Lifestyle and home remedies

By Mayo Clinic Staff

Lifestyle changes may help reduce the frequency of heartburn. Consider trying to:

  • Maintain a healthy weight. Excess pounds put pressure on your abdomen, pushing up your stomach and causing acid to back up into your esophagus. If your weight is healthy, work to maintain it. If you are overweight or obese, work to slowly lose weight — no more than 1 or 2 pounds (0.5 to 1 kilogram) a week. Ask your doctor for help in devising a weight-loss strategy that will work for you.
  • Avoid tight-fitting clothing. Clothes that fit tightly around your waist put pressure on your abdomen and the lower esophageal sphincter.
  • Avoid foods and drinks that trigger heartburn.
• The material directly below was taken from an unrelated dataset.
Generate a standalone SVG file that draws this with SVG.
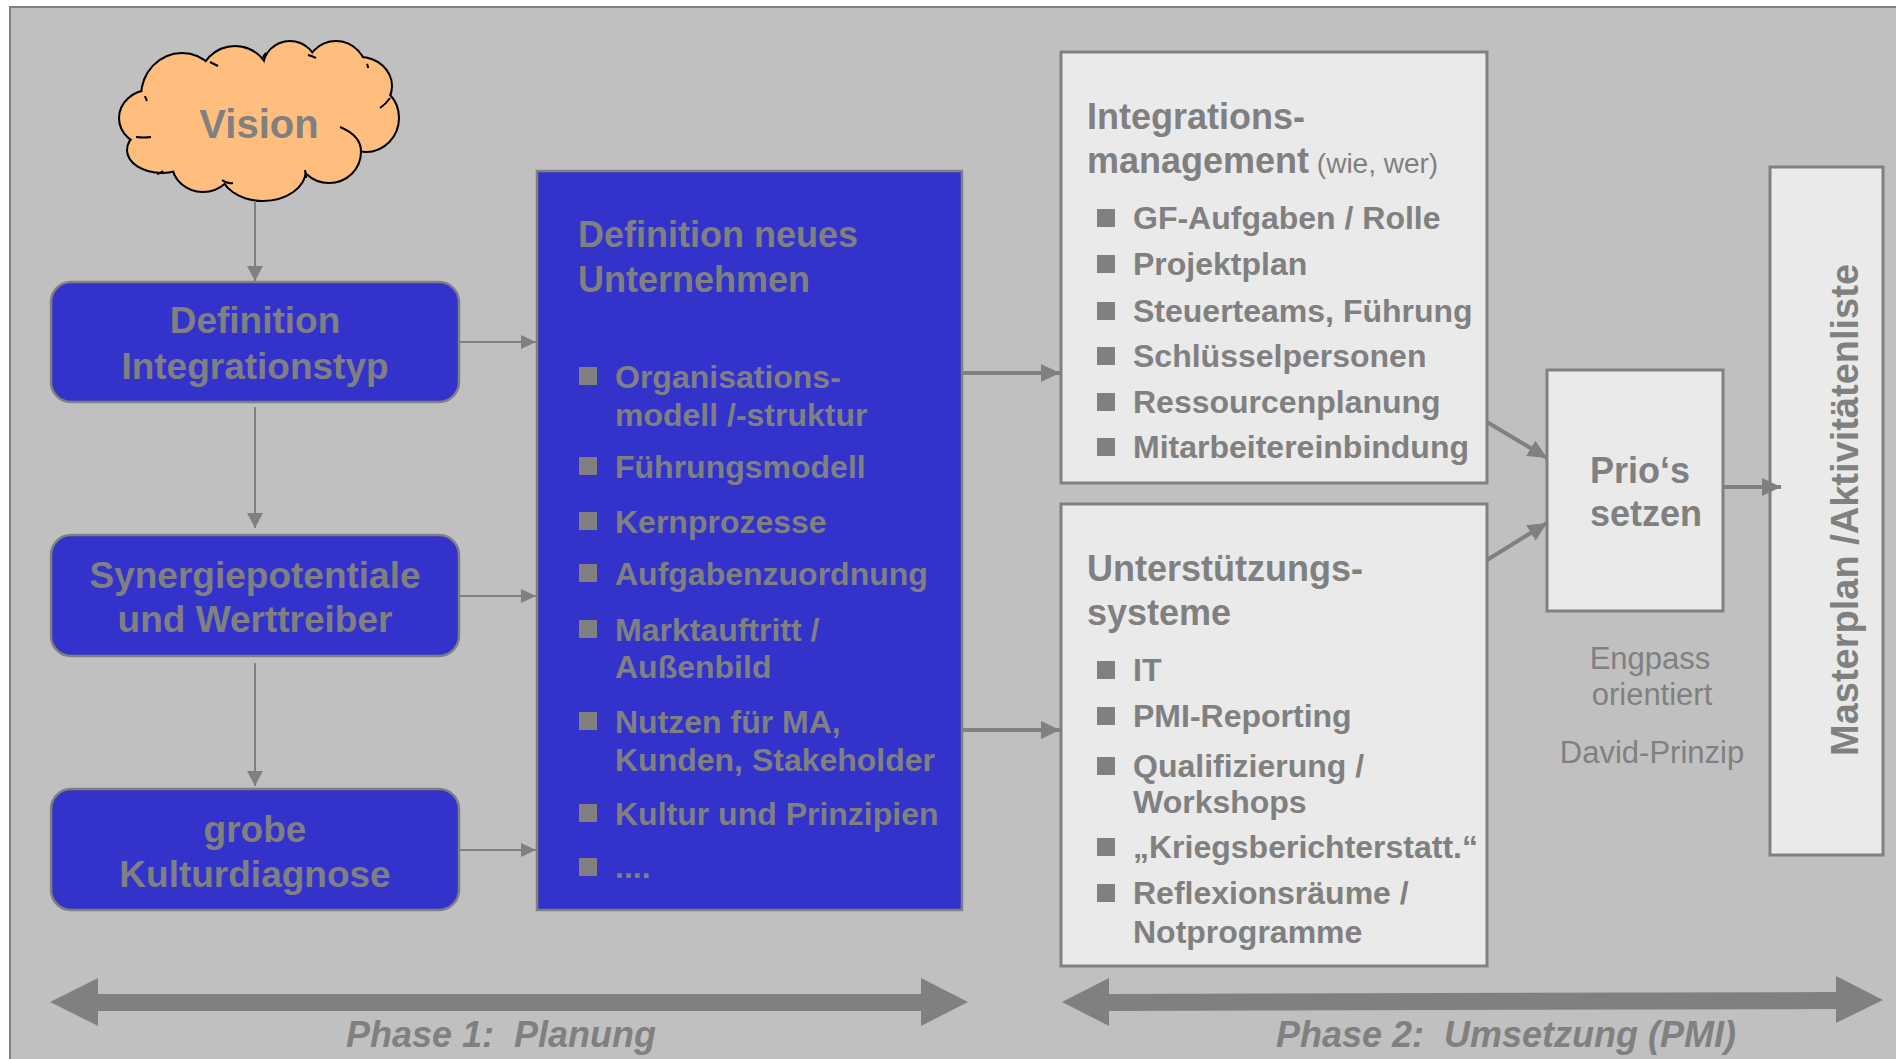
<svg xmlns="http://www.w3.org/2000/svg" width="1896" height="1059" viewBox="0 0 1896 1059">
  <style>
    text { font-family: "Liberation Sans", Arial, sans-serif; fill: #808080; }
    .b { font-weight: bold; }
    .t37 { font-size: 37px; font-weight: bold; text-anchor: middle; }
    .h36 { font-size: 36px; font-weight: bold; }
    .li { font-size: 32px; font-weight: bold; }
    .note { font-size: 31px; text-anchor: middle; }
    .phase { font-size: 36px; font-weight: bold; font-style: italic; text-anchor: middle; }
    .blue { fill: #3333CC; stroke: #808080; stroke-width: 2.5; }
    .light { fill: #EAEAEA; stroke: #808080; stroke-width: 3; }
    .sq { fill: #808080; }
    .thin { stroke: #808080; stroke-width: 2; fill: none; }
    .thick { stroke: #808080; stroke-width: 4; fill: none; }
  </style>
  <defs>
    <marker id="head" markerUnits="userSpaceOnUse" markerWidth="16" markerHeight="16" refX="15" refY="8" orient="auto">
      <path d="M0,0 L15,8 L0,16 z" fill="#808080"/>
    </marker>
    <marker id="headS" markerUnits="userSpaceOnUse" markerWidth="16" markerHeight="14" refX="15" refY="7" orient="auto">
      <path d="M0,0 L15,7 L0,14 z" fill="#808080"/>
    </marker>
    <marker id="headL" markerUnits="userSpaceOnUse" markerWidth="20" markerHeight="18" refX="19" refY="9" orient="auto">
      <path d="M0,0 L19,9 L0,18 z" fill="#808080"/>
    </marker>
  </defs>

  <!-- page and frame -->
  <rect x="0" y="0" width="1896" height="1059" fill="#FFFFFF"/>
  <rect x="10" y="7" width="1900" height="1070" fill="#C0C0C0" stroke="#808080" stroke-width="2"/>

  <!-- Vision cloud: outlined bumps, then filled bumps on top to keep only the outer edge -->
  <g id="vision">
    <g fill="#FFBE7D" stroke="#000000" stroke-width="4">
      <ellipse cx="150" cy="118" rx="30" ry="27"/>
      <ellipse cx="162" cy="150" rx="34" ry="22"/>
      <ellipse cx="203" cy="164" rx="30" ry="27"/>
      <ellipse cx="263" cy="170" rx="42" ry="30"/>
      <ellipse cx="329" cy="152" rx="31" ry="30"/>
      <ellipse cx="366" cy="118" rx="32" ry="33"/>
      <ellipse cx="360" cy="86" rx="31" ry="28"/>
      <ellipse cx="336" cy="73" rx="30" ry="31"/>
      <ellipse cx="290" cy="67" rx="26" ry="25"/>
      <ellipse cx="235" cy="82" rx="35" ry="35"/>
      <ellipse cx="182" cy="96" rx="40" ry="42"/>
    </g>
    <g fill="#FFBE7D">
      <ellipse cx="150" cy="118" rx="30" ry="27"/>
      <ellipse cx="162" cy="150" rx="34" ry="22"/>
      <ellipse cx="203" cy="164" rx="30" ry="27"/>
      <ellipse cx="263" cy="170" rx="42" ry="30"/>
      <ellipse cx="329" cy="152" rx="31" ry="30"/>
      <ellipse cx="366" cy="118" rx="32" ry="33"/>
      <ellipse cx="360" cy="86" rx="31" ry="28"/>
      <ellipse cx="336" cy="73" rx="30" ry="31"/>
      <ellipse cx="290" cy="67" rx="26" ry="25"/>
      <ellipse cx="235" cy="82" rx="35" ry="35"/>
      <ellipse cx="182" cy="96" rx="40" ry="42"/>
      <ellipse cx="262" cy="122" rx="105" ry="50"/>
    </g>
    <g fill="none" stroke="#000000" stroke-width="2">
      <path d="M340,127 Q362,136 361,153"/>
      <path d="M136,137 Q144,138 151,137"/>
      <path d="M145,96 Q146,99 147,101"/>
      <path d="M222,180 Q227,184 233,183"/>
      <path d="M305,170 Q306,174 306,178"/>
      <path d="M380,108 Q386,104 390,98"/>
      <path d="M308,55 Q312,56 316,58"/>
      <path d="M263,58 Q264,55 266,53"/>
      <path d="M210,62 Q214,64 218,66"/>
      <path d="M163,171 Q159,174 157,174"/>
      <path d="M367,64 Q368,66 368,68"/>
    </g>
    <text class="b" x="259" y="138" font-size="40" text-anchor="middle">Vision</text>
  </g>

  <!-- left column -->
  <g id="integrationstyp">
    <rect class="blue" x="51" y="282" width="408" height="120" rx="20"/>
    <text class="t37" x="255" y="333">Definition</text>
    <text class="t37" x="255" y="379">Integrationstyp</text>
  </g>
  <g id="synergie">
    <rect class="blue" x="51" y="535" width="408" height="121" rx="20"/>
    <text class="t37" x="255" y="588">Synergiepotentiale</text>
    <text class="t37" x="255" y="632">und Werttreiber</text>
  </g>
  <g id="kulturdiagnose">
    <rect class="blue" x="51" y="789" width="408" height="121" rx="20"/>
    <text class="t37" x="255" y="842">grobe</text>
    <text class="t37" x="255" y="887">Kulturdiagnose</text>
  </g>

  <!-- definition of the new company -->
  <g id="unternehmen">
    <rect class="blue" x="537" y="171" width="425" height="739"/>
    <text class="h36" x="578" y="247">Definition neues</text>
    <text class="h36" x="578" y="292">Unternehmen</text>
    <rect class="sq" x="579" y="367" width="18" height="18"/>
    <text class="li" x="615" y="388">Organisations-</text>
    <text class="li" x="615" y="426">modell /-struktur</text>
    <rect class="sq" x="579" y="457" width="18" height="18"/>
    <text class="li" x="615" y="478">Führungsmodell</text>
    <rect class="sq" x="579" y="512" width="18" height="18"/>
    <text class="li" x="615" y="533">Kernprozesse</text>
    <rect class="sq" x="579" y="564" width="18" height="18"/>
    <text class="li" x="615" y="585">Aufgabenzuordnung</text>
    <rect class="sq" x="579" y="620" width="18" height="18"/>
    <text class="li" x="615" y="641">Marktauftritt /</text>
    <text class="li" x="615" y="678">Außenbild</text>
    <rect class="sq" x="579" y="712" width="18" height="18"/>
    <text class="li" x="615" y="733">Nutzen für MA,</text>
    <text class="li" x="615" y="771">Kunden, Stakeholder</text>
    <rect class="sq" x="579" y="804" width="18" height="18"/>
    <text class="li" x="615" y="825">Kultur und Prinzipien</text>
    <rect class="sq" x="579" y="858" width="18" height="18"/>
    <text class="li" x="615" y="878">....</text>
  </g>

  <!-- integration management -->
  <g id="integrationsmanagement">
    <rect class="light" x="1061" y="52" width="426" height="431"/>
    <text class="h36" x="1087" y="129">Integrations-</text>
    <text x="1087" y="173"><tspan class="h36">management</tspan><tspan font-size="28"> (wie, wer)</tspan></text>
    <rect class="sq" x="1097" y="209" width="18" height="18"/>
    <text class="li" x="1133" y="229">GF-Aufgaben / Rolle</text>
    <rect class="sq" x="1097" y="255" width="18" height="18"/>
    <text class="li" x="1133" y="275">Projektplan</text>
    <rect class="sq" x="1097" y="302" width="18" height="18"/>
    <text class="li" x="1133" y="322">Steuerteams, Führung</text>
    <rect class="sq" x="1097" y="347" width="18" height="18"/>
    <text class="li" x="1133" y="367">Schlüsselpersonen</text>
    <rect class="sq" x="1097" y="393" width="18" height="18"/>
    <text class="li" x="1133" y="413">Ressourcenplanung</text>
    <rect class="sq" x="1097" y="438" width="18" height="18"/>
    <text class="li" x="1133" y="458">Mitarbeitereinbindung</text>
  </g>

  <!-- support systems -->
  <g id="unterstuetzungssysteme">
    <rect class="light" x="1061" y="504" width="426" height="462"/>
    <text class="h36" x="1087" y="581">Unterstützungs-</text>
    <text class="h36" x="1087" y="625">systeme</text>
    <rect class="sq" x="1097" y="661" width="18" height="18"/>
    <text class="li" x="1133" y="681">IT</text>
    <rect class="sq" x="1097" y="707" width="18" height="18"/>
    <text class="li" x="1133" y="727">PMI-Reporting</text>
    <rect class="sq" x="1097" y="757" width="18" height="18"/>
    <text class="li" x="1133" y="777">Qualifizierung /</text>
    <text class="li" x="1133" y="813">Workshops</text>
    <rect class="sq" x="1097" y="838" width="18" height="18"/>
    <text class="li" x="1133" y="858">„Kriegsberichterstatt.“</text>
    <rect class="sq" x="1097" y="884" width="18" height="18"/>
    <text class="li" x="1133" y="904">Reflexionsräume /</text>
    <text class="li" x="1133" y="943">Notprogramme</text>
  </g>

  <!-- priorities -->
  <g id="prios">
    <rect class="light" x="1547" y="370" width="176" height="241"/>
    <text class="h36" x="1590" y="483">Prio‘s</text>
    <text class="h36" x="1590" y="526">setzen</text>
  </g>
  <g id="prio-hinweise">
    <text class="note" x="1650" y="669">Engpass</text>
    <text class="note" x="1652" y="705">orientiert</text>
    <text class="note" x="1652" y="763">David-Prinzip</text>
  </g>

  <!-- master plan -->
  <g id="masterplan">
    <rect class="light" x="1770" y="167" width="113" height="688"/>
    <text class="b" font-size="38" text-anchor="middle" transform="translate(1858,510) rotate(-90)">Masterplan /Aktivitätenliste</text>
  </g>

  <!-- connectors -->
  <g id="connectors">
    <line class="thin" x1="255" y1="201" x2="255" y2="281" marker-end="url(#head)"/>
    <line class="thin" x1="255" y1="407" x2="255" y2="528" marker-end="url(#head)"/>
    <line class="thin" x1="255" y1="663" x2="255" y2="786" marker-end="url(#head)"/>
    <line class="thin" x1="459" y1="342" x2="536" y2="342" marker-end="url(#headS)"/>
    <line class="thin" x1="459" y1="596" x2="536" y2="596" marker-end="url(#headS)"/>
    <line class="thin" x1="459" y1="850" x2="536" y2="850" marker-end="url(#headS)"/>
    <line class="thick" x1="963" y1="373" x2="1060" y2="373" marker-end="url(#headL)"/>
    <line class="thick" x1="963" y1="730" x2="1060" y2="730" marker-end="url(#headL)"/>
    <line class="thick" x1="1487" y1="422" x2="1547" y2="458" marker-end="url(#headL)"/>
    <line class="thick" x1="1487" y1="560" x2="1547" y2="523" marker-end="url(#headL)"/>
    <line class="thick" x1="1724" y1="487" x2="1781" y2="487" stroke-width="5" marker-end="url(#headL)"/>
  </g>

  <!-- phase arrows -->
  <g id="phase1">
    <polygon fill="#808080" points="50,1002 98,978 98,994 921,994 921,978 968,1002 921,1026 921,1011 98,1011 98,1026"/>
    <text class="phase" x="501" y="1047" xml:space="preserve">Phase 1:  Planung</text>
  </g>
  <g id="phase2">
    <polygon fill="#808080" points="1062,1002 1109,978 1109,994 1836,992 1836,976 1883,1000 1836,1023 1836,1009 1109,1011 1109,1026"/>
    <text class="phase" x="1506" y="1047" xml:space="preserve">Phase 2:  Umsetzung (PMI)</text>
  </g>
</svg>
Everyone has specific triggers. Common triggers such as fatty or fried foods, tomato sauce, alcohol, chocolate, mint, garlic, onion, and caffeine may make heartburn worse. Avoid foods you know will trigger your heartburn.
  • Eat smaller meals. Avoid overeating by eating smaller meals.
  • Don't lie down after a meal. Wait at least three hours after eating before lying down or going to bed.
  • Elevate the head of your bed. If you regularly experience heartburn at night or while trying to sleep, put gravity to work for you. Place wood or cement blocks under the feet of your bed so that the head end is raised by six to nine inches. If it's not possible to elevate your bed, you can insert a wedge between your mattress and box spring to elevate your body from the waist up. Wedges are available at drugstores and medical supply stores. Raising your head with additional pillows is not effective.
  • Don't smoke. Smoking decreases the lower esophageal sphincter's ability to function properly.